[Stated problem]
Copy exactly the lines from the one containing "Recreate this image" through the one containing "-10, -5, -2, -8, -6]", both included, and nothing else.

— start —

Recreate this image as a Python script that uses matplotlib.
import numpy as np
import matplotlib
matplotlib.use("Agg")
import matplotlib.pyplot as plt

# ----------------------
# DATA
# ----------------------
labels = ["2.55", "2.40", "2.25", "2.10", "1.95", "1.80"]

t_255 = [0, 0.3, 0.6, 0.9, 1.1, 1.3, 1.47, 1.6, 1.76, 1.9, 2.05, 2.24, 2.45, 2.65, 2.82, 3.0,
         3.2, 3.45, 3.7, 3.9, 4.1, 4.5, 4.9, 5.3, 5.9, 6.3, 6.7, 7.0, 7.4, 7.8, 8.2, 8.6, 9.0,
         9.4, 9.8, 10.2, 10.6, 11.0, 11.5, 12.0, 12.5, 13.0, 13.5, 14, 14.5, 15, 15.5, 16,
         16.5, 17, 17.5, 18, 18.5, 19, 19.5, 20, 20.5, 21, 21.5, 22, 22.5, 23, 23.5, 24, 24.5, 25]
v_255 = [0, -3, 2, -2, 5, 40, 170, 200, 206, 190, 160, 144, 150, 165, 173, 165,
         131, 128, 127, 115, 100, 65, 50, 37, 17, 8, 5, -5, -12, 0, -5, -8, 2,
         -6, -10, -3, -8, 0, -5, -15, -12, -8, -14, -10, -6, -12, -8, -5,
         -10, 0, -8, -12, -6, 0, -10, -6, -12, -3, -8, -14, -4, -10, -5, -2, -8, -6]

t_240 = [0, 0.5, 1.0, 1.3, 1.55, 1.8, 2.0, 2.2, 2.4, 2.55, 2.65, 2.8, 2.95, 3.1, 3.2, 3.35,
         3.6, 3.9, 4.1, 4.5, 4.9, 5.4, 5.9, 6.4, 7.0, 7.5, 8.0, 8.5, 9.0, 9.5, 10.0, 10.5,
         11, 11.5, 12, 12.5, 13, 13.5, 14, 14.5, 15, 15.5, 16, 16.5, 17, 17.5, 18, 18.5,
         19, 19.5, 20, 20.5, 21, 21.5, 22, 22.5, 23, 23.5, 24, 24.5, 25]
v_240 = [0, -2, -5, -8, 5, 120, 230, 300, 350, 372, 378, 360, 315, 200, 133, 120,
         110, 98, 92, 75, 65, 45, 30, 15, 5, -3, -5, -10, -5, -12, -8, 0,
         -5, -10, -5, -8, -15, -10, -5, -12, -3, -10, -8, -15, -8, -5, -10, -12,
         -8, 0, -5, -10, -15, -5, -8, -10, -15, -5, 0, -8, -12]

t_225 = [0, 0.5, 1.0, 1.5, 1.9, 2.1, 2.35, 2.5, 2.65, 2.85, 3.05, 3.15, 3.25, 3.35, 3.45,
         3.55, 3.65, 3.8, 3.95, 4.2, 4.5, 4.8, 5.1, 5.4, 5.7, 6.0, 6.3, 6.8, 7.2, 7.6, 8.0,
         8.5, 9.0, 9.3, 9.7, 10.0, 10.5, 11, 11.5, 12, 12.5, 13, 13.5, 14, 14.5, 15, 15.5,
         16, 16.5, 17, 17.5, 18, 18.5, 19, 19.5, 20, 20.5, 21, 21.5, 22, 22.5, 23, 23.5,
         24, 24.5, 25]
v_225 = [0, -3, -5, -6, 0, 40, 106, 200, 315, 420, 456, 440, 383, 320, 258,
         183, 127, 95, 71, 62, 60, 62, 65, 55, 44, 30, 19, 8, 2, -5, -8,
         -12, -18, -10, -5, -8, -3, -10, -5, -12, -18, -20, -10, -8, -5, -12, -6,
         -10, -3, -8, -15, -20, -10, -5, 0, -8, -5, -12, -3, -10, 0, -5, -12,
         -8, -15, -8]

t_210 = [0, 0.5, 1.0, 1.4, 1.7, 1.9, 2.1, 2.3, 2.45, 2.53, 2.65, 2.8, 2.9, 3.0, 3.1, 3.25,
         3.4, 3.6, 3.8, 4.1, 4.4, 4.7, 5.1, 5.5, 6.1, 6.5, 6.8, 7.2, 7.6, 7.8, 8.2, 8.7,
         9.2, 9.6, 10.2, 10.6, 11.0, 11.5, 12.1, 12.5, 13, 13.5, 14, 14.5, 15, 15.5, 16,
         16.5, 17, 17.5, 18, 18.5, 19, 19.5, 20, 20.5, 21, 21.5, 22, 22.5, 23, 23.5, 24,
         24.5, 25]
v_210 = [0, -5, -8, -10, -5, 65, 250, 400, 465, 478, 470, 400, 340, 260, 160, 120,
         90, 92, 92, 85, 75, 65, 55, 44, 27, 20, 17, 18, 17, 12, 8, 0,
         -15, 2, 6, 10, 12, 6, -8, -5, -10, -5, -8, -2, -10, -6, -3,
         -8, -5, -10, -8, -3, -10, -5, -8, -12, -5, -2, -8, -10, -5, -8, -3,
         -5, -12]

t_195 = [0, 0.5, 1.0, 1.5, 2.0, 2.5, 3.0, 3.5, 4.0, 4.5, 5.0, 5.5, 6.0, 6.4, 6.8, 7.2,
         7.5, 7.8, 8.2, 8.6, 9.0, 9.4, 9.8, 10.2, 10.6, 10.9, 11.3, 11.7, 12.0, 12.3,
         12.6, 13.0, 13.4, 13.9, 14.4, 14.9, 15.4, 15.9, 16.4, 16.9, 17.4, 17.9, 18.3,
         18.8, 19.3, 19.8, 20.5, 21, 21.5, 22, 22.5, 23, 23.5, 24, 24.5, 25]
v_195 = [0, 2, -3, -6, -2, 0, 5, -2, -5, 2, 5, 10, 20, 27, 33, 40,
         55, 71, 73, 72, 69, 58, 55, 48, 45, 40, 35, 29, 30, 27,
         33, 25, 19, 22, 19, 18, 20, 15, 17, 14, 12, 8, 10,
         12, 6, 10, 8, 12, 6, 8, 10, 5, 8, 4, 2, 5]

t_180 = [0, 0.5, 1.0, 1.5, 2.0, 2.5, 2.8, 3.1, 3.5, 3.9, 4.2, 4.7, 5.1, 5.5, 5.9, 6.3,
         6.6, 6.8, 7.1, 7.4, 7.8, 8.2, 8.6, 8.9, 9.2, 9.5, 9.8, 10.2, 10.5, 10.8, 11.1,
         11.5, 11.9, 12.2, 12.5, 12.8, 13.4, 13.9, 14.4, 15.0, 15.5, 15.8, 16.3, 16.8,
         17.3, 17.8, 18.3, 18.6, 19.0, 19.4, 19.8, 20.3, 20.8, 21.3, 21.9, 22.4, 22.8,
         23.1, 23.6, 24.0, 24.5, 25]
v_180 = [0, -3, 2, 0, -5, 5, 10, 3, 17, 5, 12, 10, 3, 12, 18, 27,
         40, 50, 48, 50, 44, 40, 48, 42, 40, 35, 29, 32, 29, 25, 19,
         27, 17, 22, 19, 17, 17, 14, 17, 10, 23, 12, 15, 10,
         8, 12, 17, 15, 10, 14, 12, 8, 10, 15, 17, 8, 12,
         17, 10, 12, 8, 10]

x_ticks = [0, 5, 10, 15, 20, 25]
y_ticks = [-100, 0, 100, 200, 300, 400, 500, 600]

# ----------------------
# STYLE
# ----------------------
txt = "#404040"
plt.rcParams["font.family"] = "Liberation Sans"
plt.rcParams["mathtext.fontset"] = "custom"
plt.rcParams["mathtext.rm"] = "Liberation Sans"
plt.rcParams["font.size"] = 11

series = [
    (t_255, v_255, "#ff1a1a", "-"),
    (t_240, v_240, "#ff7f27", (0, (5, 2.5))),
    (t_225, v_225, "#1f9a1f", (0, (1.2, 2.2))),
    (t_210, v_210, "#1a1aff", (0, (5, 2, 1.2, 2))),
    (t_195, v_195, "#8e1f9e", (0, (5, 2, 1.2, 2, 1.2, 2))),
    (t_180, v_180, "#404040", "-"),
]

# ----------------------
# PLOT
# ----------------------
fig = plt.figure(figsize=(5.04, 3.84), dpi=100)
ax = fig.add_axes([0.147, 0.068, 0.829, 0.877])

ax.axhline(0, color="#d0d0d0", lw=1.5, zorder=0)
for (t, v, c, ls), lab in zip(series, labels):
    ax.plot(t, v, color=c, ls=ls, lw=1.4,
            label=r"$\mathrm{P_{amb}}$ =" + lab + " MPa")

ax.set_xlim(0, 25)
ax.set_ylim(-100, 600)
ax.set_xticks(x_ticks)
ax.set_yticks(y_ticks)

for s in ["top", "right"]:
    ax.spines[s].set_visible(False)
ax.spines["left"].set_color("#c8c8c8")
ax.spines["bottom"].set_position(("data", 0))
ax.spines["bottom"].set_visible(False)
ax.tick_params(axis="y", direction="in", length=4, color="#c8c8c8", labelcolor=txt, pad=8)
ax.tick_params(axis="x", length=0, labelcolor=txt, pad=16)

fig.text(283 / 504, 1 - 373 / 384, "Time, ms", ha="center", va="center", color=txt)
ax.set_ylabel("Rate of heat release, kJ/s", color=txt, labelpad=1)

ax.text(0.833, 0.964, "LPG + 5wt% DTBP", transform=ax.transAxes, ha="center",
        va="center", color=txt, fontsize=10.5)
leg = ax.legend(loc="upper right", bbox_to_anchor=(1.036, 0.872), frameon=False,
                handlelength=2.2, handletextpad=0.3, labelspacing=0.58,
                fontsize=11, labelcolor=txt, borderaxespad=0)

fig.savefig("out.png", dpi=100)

— end —
— start —

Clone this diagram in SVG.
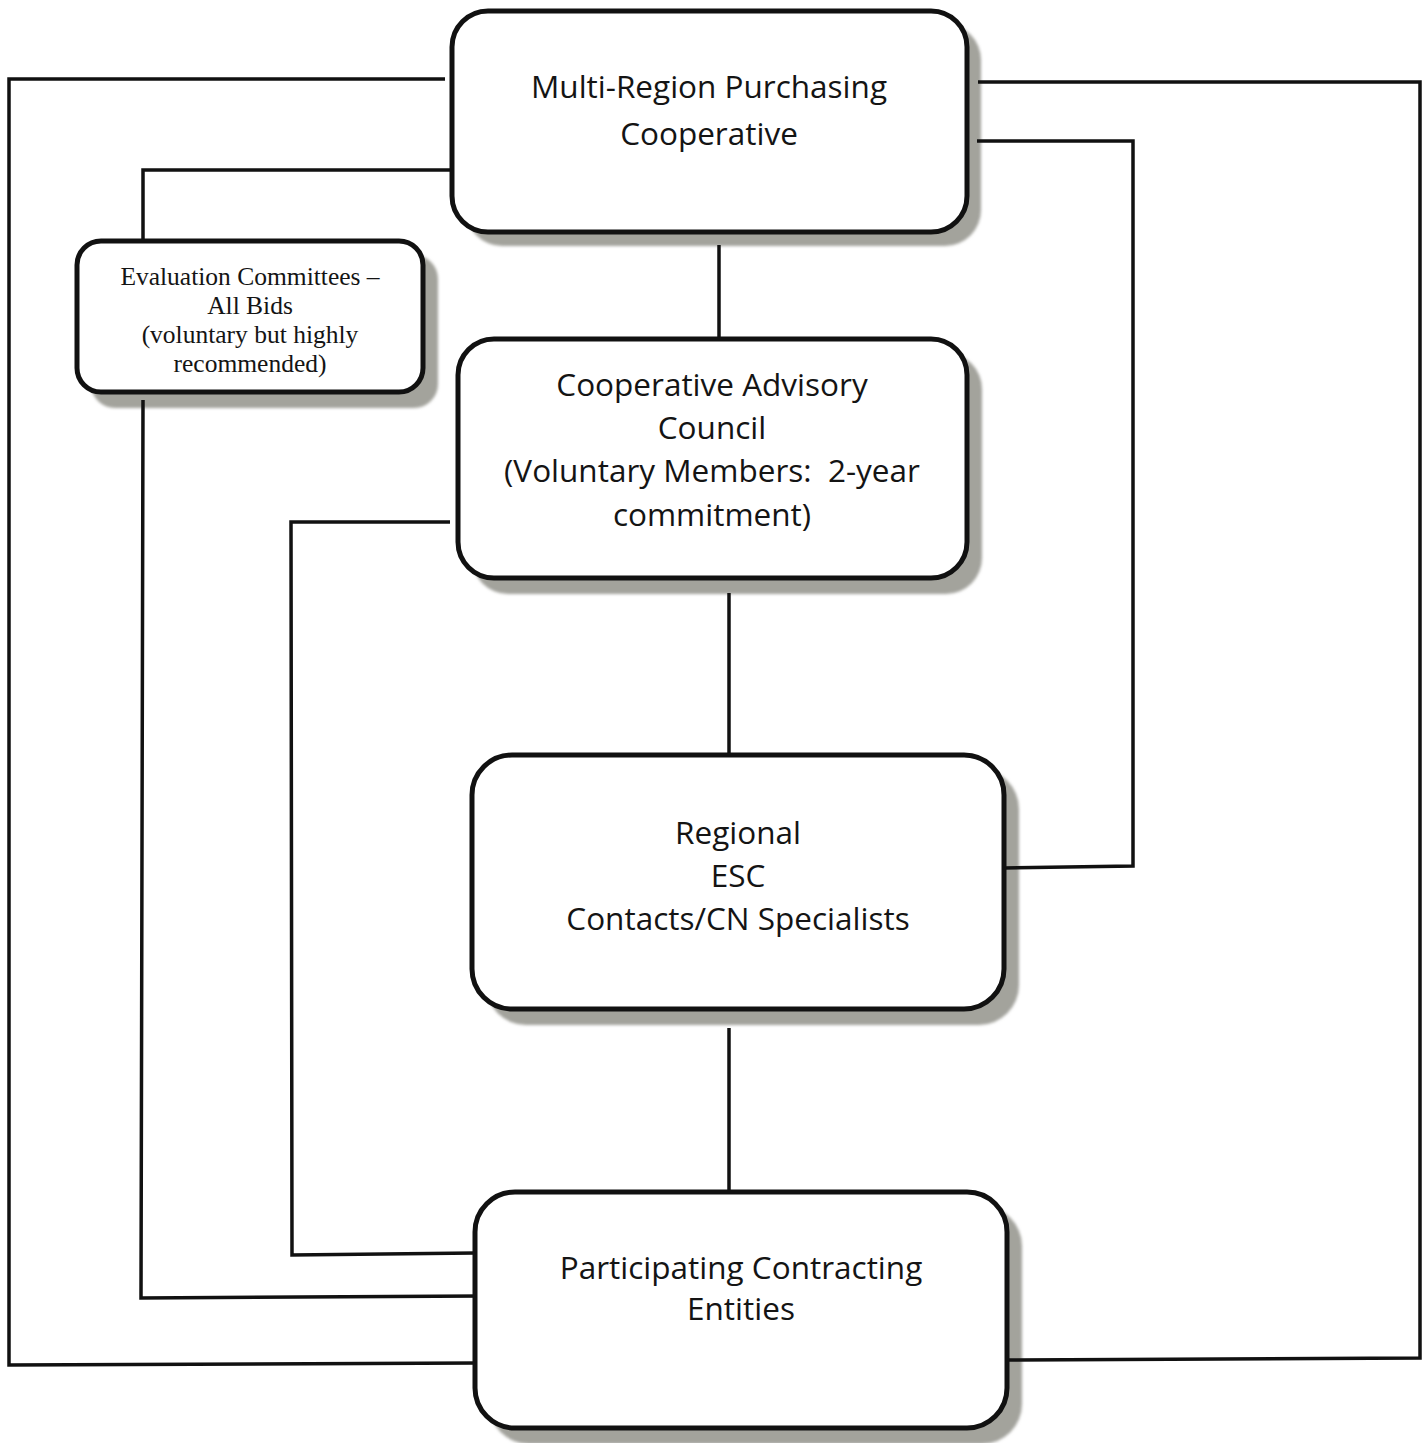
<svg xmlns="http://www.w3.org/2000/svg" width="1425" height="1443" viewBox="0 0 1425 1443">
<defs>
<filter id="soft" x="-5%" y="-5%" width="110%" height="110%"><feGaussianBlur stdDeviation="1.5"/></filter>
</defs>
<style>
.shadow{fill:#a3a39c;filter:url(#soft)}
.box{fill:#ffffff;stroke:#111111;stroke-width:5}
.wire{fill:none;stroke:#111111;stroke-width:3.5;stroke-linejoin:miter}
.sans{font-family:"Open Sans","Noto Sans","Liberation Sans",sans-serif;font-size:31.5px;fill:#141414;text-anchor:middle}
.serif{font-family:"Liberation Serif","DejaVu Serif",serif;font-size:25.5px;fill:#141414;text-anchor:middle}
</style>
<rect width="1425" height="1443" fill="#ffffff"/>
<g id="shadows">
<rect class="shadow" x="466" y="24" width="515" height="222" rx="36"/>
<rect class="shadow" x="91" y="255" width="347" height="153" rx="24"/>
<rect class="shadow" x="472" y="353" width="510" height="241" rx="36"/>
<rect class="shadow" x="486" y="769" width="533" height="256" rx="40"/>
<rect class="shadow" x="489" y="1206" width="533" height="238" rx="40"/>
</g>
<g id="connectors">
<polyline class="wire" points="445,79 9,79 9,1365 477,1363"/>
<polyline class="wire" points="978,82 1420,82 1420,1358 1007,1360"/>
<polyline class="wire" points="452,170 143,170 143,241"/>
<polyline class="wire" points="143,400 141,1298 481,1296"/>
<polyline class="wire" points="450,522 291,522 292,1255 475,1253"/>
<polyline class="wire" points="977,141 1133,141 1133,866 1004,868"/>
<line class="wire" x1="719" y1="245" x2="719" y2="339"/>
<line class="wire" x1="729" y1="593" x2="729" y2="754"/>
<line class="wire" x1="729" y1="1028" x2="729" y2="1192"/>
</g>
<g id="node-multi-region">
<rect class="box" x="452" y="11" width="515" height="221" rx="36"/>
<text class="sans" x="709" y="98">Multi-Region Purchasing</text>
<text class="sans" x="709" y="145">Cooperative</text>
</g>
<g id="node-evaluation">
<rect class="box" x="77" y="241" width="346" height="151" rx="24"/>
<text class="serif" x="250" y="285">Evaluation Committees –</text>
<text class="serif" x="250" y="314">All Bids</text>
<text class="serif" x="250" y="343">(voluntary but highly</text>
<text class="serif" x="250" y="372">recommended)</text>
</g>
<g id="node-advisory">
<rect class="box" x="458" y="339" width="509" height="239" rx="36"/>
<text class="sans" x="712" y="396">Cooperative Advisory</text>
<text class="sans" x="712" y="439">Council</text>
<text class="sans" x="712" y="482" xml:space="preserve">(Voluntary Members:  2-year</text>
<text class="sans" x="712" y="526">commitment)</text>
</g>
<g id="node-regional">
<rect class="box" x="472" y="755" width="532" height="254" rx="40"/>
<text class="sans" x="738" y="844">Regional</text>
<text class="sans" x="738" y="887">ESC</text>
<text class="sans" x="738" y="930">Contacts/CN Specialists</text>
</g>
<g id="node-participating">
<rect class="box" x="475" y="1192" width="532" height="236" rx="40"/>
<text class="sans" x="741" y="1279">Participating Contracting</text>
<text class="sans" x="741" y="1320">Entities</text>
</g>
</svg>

— end —

[Output of the task]
Recreate this image as a Python script that uses matplotlib.
import numpy as np
import matplotlib
matplotlib.use("Agg")
import matplotlib.pyplot as plt

# ----------------------
# DATA
# ----------------------
labels = ["2.55", "2.40", "2.25", "2.10", "1.95", "1.80"]

t_255 = [0, 0.3, 0.6, 0.9, 1.1, 1.3, 1.47, 1.6, 1.76, 1.9, 2.05, 2.24, 2.45, 2.65, 2.82, 3.0,
         3.2, 3.45, 3.7, 3.9, 4.1, 4.5, 4.9, 5.3, 5.9, 6.3, 6.7, 7.0, 7.4, 7.8, 8.2, 8.6, 9.0,
         9.4, 9.8, 10.2, 10.6, 11.0, 11.5, 12.0, 12.5, 13.0, 13.5, 14, 14.5, 15, 15.5, 16,
         16.5, 17, 17.5, 18, 18.5, 19, 19.5, 20, 20.5, 21, 21.5, 22, 22.5, 23, 23.5, 24, 24.5, 25]
v_255 = [0, -3, 2, -2, 5, 40, 170, 200, 206, 190, 160, 144, 150, 165, 173, 165,
         131, 128, 127, 115, 100, 65, 50, 37, 17, 8, 5, -5, -12, 0, -5, -8, 2,
         -6, -10, -3, -8, 0, -5, -15, -12, -8, -14, -10, -6, -12, -8, -5,
         -10, 0, -8, -12, -6, 0, -10, -6, -12, -3, -8, -14, -4, -10, -5, -2, -8, -6]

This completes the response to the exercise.